The Muslim forest and the Islamist trees

https://now.mmedia.me/lb/en/commentaryanalysis/the-muslim-forest-and-the-islamist-trees

It’s hard to imagine two more unlikely political bedfellows than commentator Paul Berman and Columbia University Professor Hamid Dabashi. Their worldviews, a priori assumptions and political affiliations are so distinct, indeed frequently antagonistic, that it’s even difficult to imagine them having a calm conversation.

 

And yet in two recent, and in many other senses radically different, essays, Berman and Dabashi have essentially made the same argument: that the trend in the Arab uprisings, and the Muslim world generally, is shifting away from organized, exclusivist Islamist groups and groping its way toward a far more inclusive, tolerant and pluralistic political vision. It’s claim I’ve also made frequently.

 

In the weeds, Berman and Dabashi inevitably find themselves in radically contradictory spaces.

 

Both dubiously choose to link developments in Mali with the transformations in numerous Arab states. But they read the situation in Mali completely differently. Berman celebrates the French intervention (and notes many Malians did as well), while Dabashi dismisses the whole thing as another instance of Western colonial exploitation.

 

Both also see an important parallel, and indeed a more plausible one, between developments in the Arab world and anti-government sentiment in Iran.
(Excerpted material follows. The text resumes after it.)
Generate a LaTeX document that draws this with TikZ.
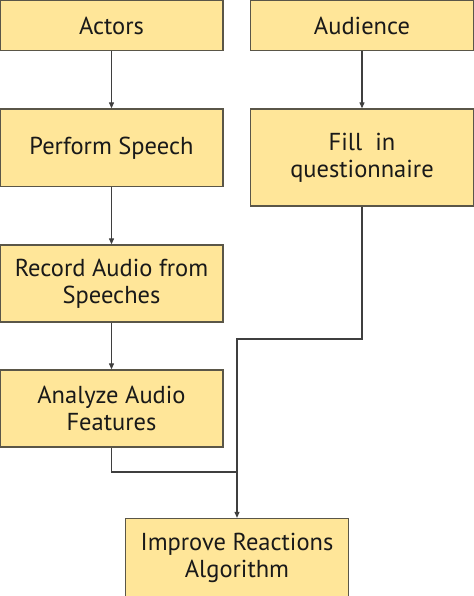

But, not surprisingly, here again they find themselves on opposite sides, with Berman chiding the Obama administration for not openly supporting the “Green Revolution.” When the Iranian uprising was ongoing, Dabashi was one of its most vocal supporters, but never tired of correctly pointing out that its leadership did not want overt American support of any kind.

 

Berman is fixated on parsing between “radical” and “moderate” Muslims. This terminology might be overdetermined, and overburdened with political baggage, but is nonetheless an effort to grope toward a crucial distinction between an exclusivist, chauvinist, and reactionary mentality versus a more open-minded, engaged, and pluralistic one. Dabashi, though, insists that “the ludicrous Neocon Americanism of pitting ‘moderate’ versus ‘radical’ Muslims is simply a silly camouflage concealing a far more serious epistemic breakthrough.”

 

Yet a clearheaded reading demonstrates that, like it or not, they are, fundamentally, referring to the same thing.

 

And, on the bigger-picture issues, they make many of the same crucial points. Islamism is not Islam. Most Muslims are not and do not wish to be Islamists and do not wish to be ruled by them. There are crucial pre-Islamist and pre-colonial Islamic traditions that can and should inform a more generous, tolerant and globally engaged Muslim worldview. And recent developments in the Arab world and elsewhere demonstrate that a fledgling and nascent, yet profound and deeply rooted, backlash against Islamists and obscurantism is unmistakably beginning to coalesce in very significant constituencies among the world’s Muslims.

 

It is surely significant that two such radically different thinkers would, in the same week, pen articles from absolutely contradictory perspectives that reach virtually identical conclusions. And the main notion both Berman and Dabashi are challenging is a terrible misapprehension that has united many American realists, liberals, paleo-conservatives and, indeed, some first-term Obama administration officials: that Islamism is the natural and “authentic” political orientation of the overwhelming majority of the Muslims of the world.

 

The corollary, of course, is that Islamist victories, over the long run, in post-dictatorship Arab states for example, are irresistible and inevitable. A more insidious second corollary, which is finally starting to erode but which has had significant sway in Washington, is that the rise of “moderate” Islamists like the Muslim Brotherhood is an important bulwark against even more extreme groups such as Salafists or Salafist-Jihadists. Their victories were therefore seen by some American policy analysts as desirable.

 

I’ve been arguing vociferously for the past two years that none of this is true. Berman characterizes the present moment well, as “an age of struggle, anti-Islamists against Islamists, with the Islamists still on top in various countries, but no obvious long-run victor in sight.” Or, as Dabashi aptly puts it, “Both the ruling regime in Iran and the Muslim Brotherhood in Egypt or elsewhere are out of touch with reality, left behind by a post-colonial history that has no longer any use or space for them.”

 

Realists and others argue that non-Islamist forces are simply too divided, inexperienced, unprepared, and disorganized to mount a successful bulwark against a steady campaign by the Muslim Brotherhood in Egypt and Ennahda in Tunisia to take over state bureaucracies, especially the military and security forces, bit by bit and consolidate permanent control. Indeed, this is what Ennahda leader Rachid Ghannochi promised Tunisian Salafists his party would do, given time.

 

The era of Islamist victories is not necessarily over. But many underestimate the ability of essentially non-Islamist societies to resist them, even in a relatively disorganized manner. More importantly for the long run, as both Berman and Dabashi note in their own ways, the forest is starting to look a lot different than any individual tuft of trees.